I think that this is a very important essay by a scholar whose focus as a sociologist has been on the social-economic arrangements of capitalist society. He has also the experience of serving in a "liberal democratic" institution, the Philippine Congress.
Notice that I put "liberal democratic" in quotes. I absolutely hate the terms used by capitalist authorities to describe their system. This is because all of their so-called "democratic" forms have been used only to hide the actual realities of capitalist class rule, and one important reality is the inequality that the system creates as recently exposed by another sociologist, Piketty. They must of necessity hide these realities behind a huge facade which consists of such verbiage, false ideas, and capitalist values. These are inculcated in all of us by comprehensive indoctrination in their educational institutions and reinforced daily by their corporate media coverage of information, and even experienced in a more subtle form in our entertainment.
For example, let us consider only one important component of this brainwashing--consumerism. This emphasis is because capitalism's main focus is about the accumulation of wealth and its concomitant power through the compulsive production of goods for consumption. The production of goods to meet material needs has becomes irrelevant. Hence, the institution of advertising to drive consumption. Have you noticed the ubiquitous messages urging you to shop? Shopping has become a requirement of being a good citizen especially during this time of year.
Of course, another way to create demand for goods is to destroy those already produced through war. We have seen, and are now seeing plenty of that in this age of never-ending wars.
In this essay Bello has clearly demonstrated that he has transcended this brainwashing experience. The rest of us must also, if we are to prevent the coming holocaust of humanity.

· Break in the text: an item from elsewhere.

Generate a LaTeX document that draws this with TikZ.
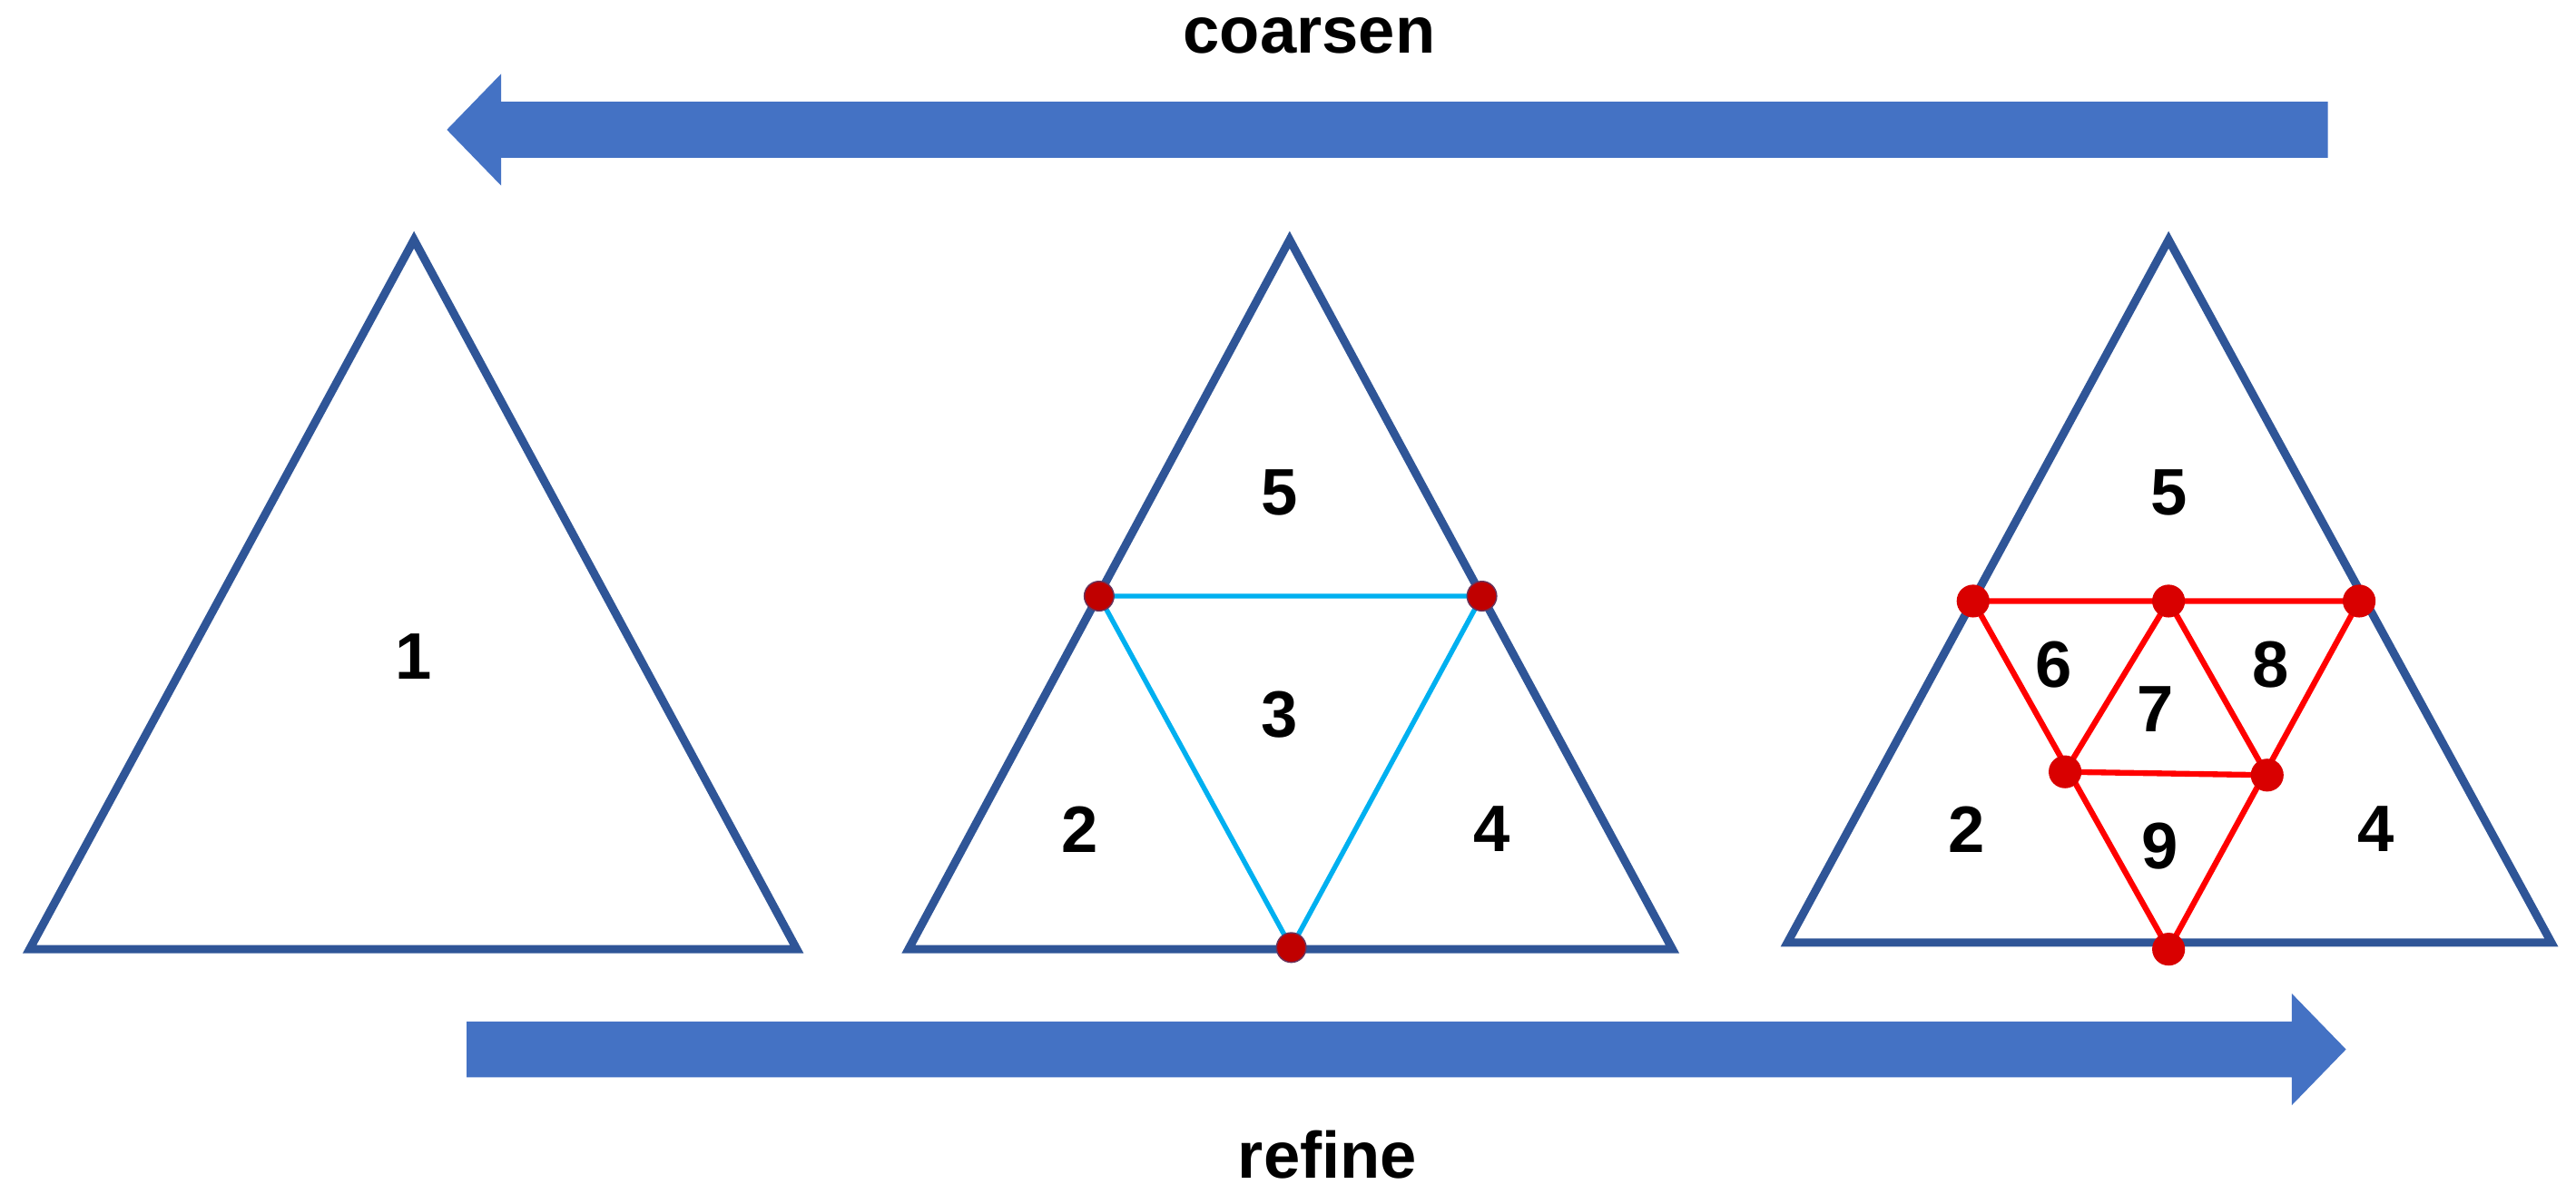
\documentclass[tikz,border=0pt]{standalone}
\usepackage{fontspec}
\setmainfont{Liberation Sans}
\definecolor{arrowblue}{HTML}{4472C4}
\definecolor{triblue}{HTML}{2F5597}
\definecolor{cyanline}{HTML}{00B0F0}
\definecolor{dotred}{HTML}{C00000}
\begin{document}
\begin{tikzpicture}[x=1pt,y=-1pt,
  tri/.style={draw=triblue,line width=5pt,line join=miter},
  cyanedge/.style={draw=cyanline,line width=3pt},
  rededge/.style={draw=red,line width=3.5pt,line join=round},
  dotc/.style={circle,fill=dotred,draw=triblue!60!dotred,line width=0.8pt,minimum size=18pt,inner sep=0pt},
  dotr/.style={circle,fill=red!85!black,minimum size=20pt,inner sep=0pt},
  lab/.style={font=\fontsize{40}{40}\selectfont\bfseries},
  bigarrow/.style={fill=arrowblue}]
\useasboundingbox (0,0) rectangle (1568,733);
% coarsen arrow
\fill[bigarrow] (1417,62) -- (305,62) -- (305,45) -- (272,79) -- (305,113) -- (305,96) -- (1417,96) -- cycle;
\node[lab] (coarsen) at (797,22) {coarsen};
% refine arrow
\fill[bigarrow] (284,622) -- (1395,622) -- (1395,605) -- (1428,639) -- (1395,673) -- (1395,656) -- (284,656) -- cycle;
\node[lab] (refine) at (808,703) {refine};
% triangle 1
\coordinate (a1) at (252,146); \coordinate (b1) at (18,578); \coordinate (c1) at (485,578);
\draw[tri] (a1) -- (b1) -- (c1) -- cycle;
\node[lab] (l1) at (252,400) {1};
% triangle 2
\coordinate (a2) at (785,146); \coordinate (b2) at (553,578); \coordinate (c2) at (1018,578);
\draw[tri] (a2) -- (b2) -- (c2) -- cycle;
\coordinate (m1) at (669,363); \coordinate (m2) at (902,363); \coordinate (m3) at (786,577);
\draw[cyanedge] (m1) -- (m2) -- (m3) -- cycle;
\node[dotc] (d1) at (m1) {}; \node[dotc] (d2) at (m2) {}; \node[dotc] (d3) at (m3) {};
\node[lab] (l5a) at (779,300) {5};
\node[lab] (l3) at (779,435) {3};
\node[lab] (l2a) at (657,505) {2};
\node[lab] (l4a) at (908,505) {4};
% triangle 3
\coordinate (a3) at (1320,146); \coordinate (b3) at (1088,574); \coordinate (c3) at (1553,574);
\draw[tri] (a3) -- (b3) -- (c3) -- cycle;
\coordinate (p1) at (1201,366); \coordinate (p2) at (1320,366); \coordinate (p3) at (1436,366);
\coordinate (p4) at (1257,470); \coordinate (p5) at (1380,472); \coordinate (p6) at (1320,578);
\draw[rededge] (p1) -- (p3) -- (p6) -- cycle;
\draw[rededge] (p2) -- (p4) -- (p5) -- cycle;
\foreach \p in {p1,p2,p3,p4,p5,p6} \node[dotr] (d\p) at (\p) {};
\node[lab] (l5b) at (1320,300) {5};
\node[lab] (l6) at (1250,405) {6};
\node[lab] (l7) at (1312,432) {7};
\node[lab] (l8) at (1382,405) {8};
\node[lab] (l9) at (1315,515) {9};
\node[lab] (l2b) at (1197,505) {2};
\node[lab] (l4b) at (1446,505) {4};
\end{tikzpicture}
\end{document}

...liberal democratic systems are ideal for the economic elites, for they are programmed with periodic electoral exercises that promote the illusion of equality, thus granting the system an aura of legitimacy, while subverting equality in practice, through money politics, the law, and the workings of the market. The old Marxist term “bourgeois democracy” is still the best description for this democratic regime. [my emphasis]So, I don't understand why he, and others like him, continue to use capitalist terms which hide the realities which he now recognizes. Part of the process of overcoming our brainwashing is to use terms that reveal these realities rather than hide them.
To reverse the process requires not just an alternative economic program based on justice, equity, and ecological stability but a new democratic regime to replace the liberal democratic regime that has become so vulnerable to elite and foreign capture.